Economy
Canada’s Economy Faces Crosscurrents as Policy Shifts and Global Events Collide
Immigration cuts, global market movements, and new domestic investment signals are pulling Canada’s economy in different directions, leaving growth steady but uncertain.
Canada’s economy is showing signs of stability on the surface, but new developments over the past 24 hours point to a more complex picture taking shape underneath, as domestic policy changes and global events begin to pull in different directions.
One of the most immediate pressures comes from the federal government’s recent decision to scale back immigration targets. While the move is expected to ease demand in the country’s strained housing market, early indications suggest it is also beginning to tighten labour supply in key sectors.

Employers in service industries, construction, and post-secondary education are already signalling concerns about worker availability, particularly as the number of international students and temporary workers declines. Economists have long pointed to immigration as a key driver of both population growth and labour force expansion, meaning any reduction carries trade-offs that are now starting to surface.
At the same time, global developments are influencing Canada’s economic outlook in real time. A ceasefire in the Middle East has contributed to a drop in oil prices, followed by a partial rebound, highlighting the continued volatility in energy markets. The movement in oil has had a direct impact on the Canadian dollar, which strengthened to a multi-week high as market sentiment shifted.
Currency gains, while beneficial for import costs, can also create headwinds for Canadian exports, particularly in manufacturing and resource sectors. The shift has also led some analysts to reconsider the path of interest rates, with expectations for further tightening by the Bank of Canada becoming less certain.
On the domestic front, a major investment announcement from the Royal Bank of Canada is being closely watched. The bank has committed up to $1 billion in funding aimed at supporting Canadian companies and encouraging them to scale within the country rather than seeking capital abroad.

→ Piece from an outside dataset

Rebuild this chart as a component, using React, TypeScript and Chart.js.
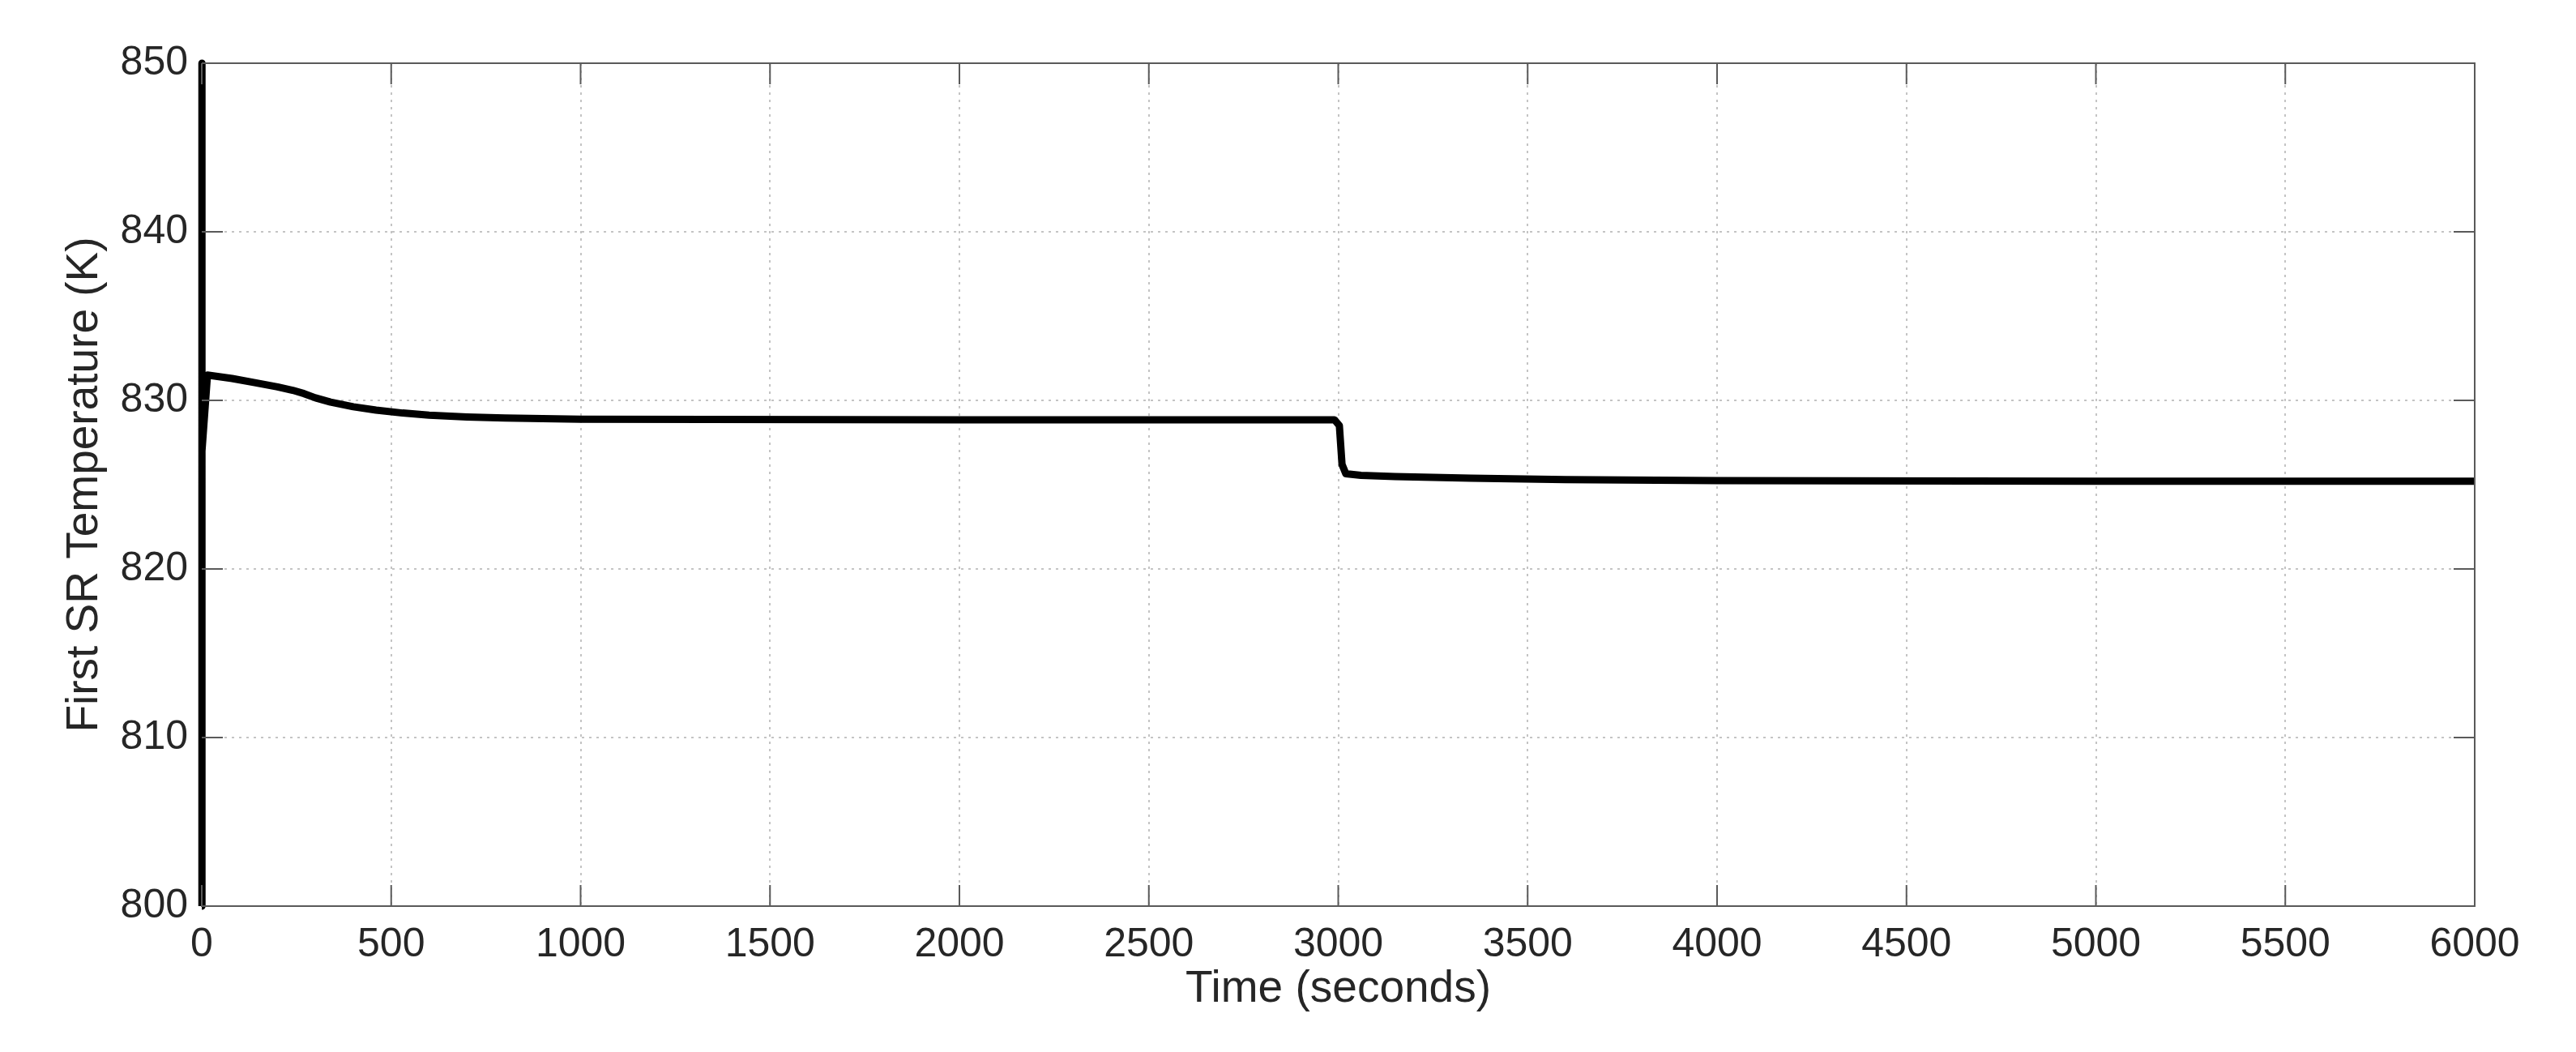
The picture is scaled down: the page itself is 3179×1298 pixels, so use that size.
import React, { useEffect, useRef } from "react";
import { Chart, registerables } from "chart.js";

Chart.register(...registerables);

const timeSeconds = [0, 0, 1, 15, 80, 140, 200, 240, 270, 300, 340, 400, 460, 530, 600, 700, 800, 1000, 2000, 2990, 3003, 3010, 3020, 3060, 3150, 3350, 3600, 4000, 5000, 6000];
const temperatureK = [800, 850, 827, 831.5, 831.3, 831.05, 830.8, 830.6, 830.4, 830.15, 829.9, 829.62, 829.42, 829.25, 829.12, 829.02, 828.95, 828.88, 828.85, 828.85, 828.5, 826.2, 825.65, 825.55, 825.48, 825.38, 825.3, 825.24, 825.2, 825.2];

const xTickMin = 0;
const xTickMax = 6000;
const xTickStep = 500;
const yTickMin = 800;
const yTickMax = 850;
const yTickStep = 10;

const xTitle = "Time (seconds)";
const yTitle = "First SR Temperature (K)";

const W = 3179;
const H = 1298;
const FONT = "'Liberation Sans', Arial, Helvetica, sans-serif";
const TEXT = "#262626";
const GRID = "#c4c4c4";

const boxPlugin = {
  id: "matlabBox",
  afterDatasetsDraw(chart: any) {
    const { ctx, chartArea, scales } = chart;
    const { left, right, top, bottom } = chartArea;
    const len = 26;
    ctx.save();
    ctx.strokeStyle = "#5a5a5a";
    ctx.lineWidth = 2;
    ctx.beginPath();
    ctx.moveTo(left, top);
    ctx.lineTo(right, top);
    ctx.lineTo(right, bottom);
    ctx.stroke();
    ctx.beginPath();
    scales.x.ticks.forEach((t: any) => {
      const px = scales.x.getPixelForValue(t.value);
      ctx.moveTo(px, bottom);
      ctx.lineTo(px, bottom - len);
      ctx.moveTo(px, top);
      ctx.lineTo(px, top + len);
    });
    scales.y.ticks.forEach((t: any) => {
      const py = scales.y.getPixelForValue(t.value);
      ctx.moveTo(left, py);
      ctx.lineTo(left + len, py);
      ctx.moveTo(right, py);
      ctx.lineTo(right - len, py);
    });
    ctx.stroke();
    ctx.restore();
  },
};

export default function App() {
  const ref = useRef<HTMLCanvasElement | null>(null);

  useEffect(() => {
    if (!ref.current) return;
    const points = timeSeconds.map((t, i) => ({ x: t, y: temperatureK[i] }));
    const chart = new Chart(ref.current, {
      type: "line",
      data: {
        datasets: [
          {
            data: points,
            borderColor: "#000000",
            borderWidth: 9,
            pointRadius: 0,
            tension: 0,
            fill: false,
            clip: 12,
            borderJoinStyle: "round",
            borderCapStyle: "butt",
          },
        ],
      },
      options: {
        responsive: false,
        animation: false,
        devicePixelRatio: 1,
        layout: { padding: { top: 78, right: 125, left: 0, bottom: 0 } },
        plugins: { legend: { display: false }, tooltip: { enabled: false } },
        scales: {
          x: {
            type: "linear",
            min: xTickMin,
            max: xTickMax,
            afterFit: (s: any) => {
              s.height = 180;
            },
            ticks: {
              stepSize: xTickStep,
              autoSkip: false,
              maxRotation: 0,
              padding: 18,
              color: TEXT,
              font: { family: FONT, size: 50 },
              callback: (v: any) => String(v),
            },
            grid: {
              drawTicks: false,
              color: GRID,
              lineWidth: 2,
            },
            border: { display: true, color: "#5a5a5a", width: 2, dash: [3, 6] },
            title: {
              display: true,
              text: xTitle,
              color: TEXT,
              font: { family: FONT, size: 55 },
              padding: { top: 0, bottom: 44 },
            },
          },
          y: {
            type: "linear",
            min: yTickMin,
            max: yTickMax,
            afterFit: (s: any) => {
              s.width = 249;
            },
            ticks: {
              stepSize: yTickStep,
              autoSkip: false,
              padding: 17,
              color: TEXT,
              font: { family: FONT, size: 50 },
              callback: (v: any) => String(v),
            },
            grid: {
              drawTicks: false,
              color: GRID,
              lineWidth: 2,
            },
            border: { display: true, color: "#5a5a5a", width: 2, dash: [3, 6] },
            title: {
              display: true,
              text: yTitle,
              color: TEXT,
              font: { family: FONT, size: 55 },
              padding: { top: 72, bottom: 0 },
            },
          },
        },
      },
      plugins: [boxPlugin],
    });
    return () => chart.destroy();
  }, []);

  return (
    <div style={{ position: "absolute", left: 0, top: 0, width: W, height: H, background: "#fff" }}>
      <canvas ref={ref} width={W} height={H} style={{ width: W, height: H, display: "block" }} />
    </div>
  );
}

The move reflects ongoing concerns about Canada’s ability to retain high-growth firms, particularly in technology and innovation sectors where access to capital has historically lagged behind larger markets such as the United States.
Meanwhile, the political landscape has shifted following the Liberals’ success in recent by-elections, giving the government a clear working majority in Parliament. While the development is primarily political, it carries economic implications, as majority governments are generally seen by markets as more capable of passing legislation and implementing policy without delay.
That added stability may provide short-term confidence, but it also places greater scrutiny on the government’s economic agenda at a time when multiple pressures are converging.
Recent data suggests the broader economy remains in a moderate growth phase, with inflation largely under control and interest rates holding steady. However, underlying indicators point to continued fragility, including uneven job creation and cautious business investment.
Trade uncertainty, shifting global demand, and domestic structural challenges continue to weigh on long-term outlooks, even as headline indicators suggest relative stability.
Taken together, the developments reflect an economy that is not facing a single defining shock but rather adjusting to a series of overlapping changes. Housing demand is easing, but labour constraints are emerging. Global conditions are offering temporary relief in some areas while introducing new risks in others. Investment is being encouraged, but structural concerns remain.

For now, Canada’s economy is holding steady. Whether that balance can be maintained will depend on how these competing forces evolve in the weeks and months ahead.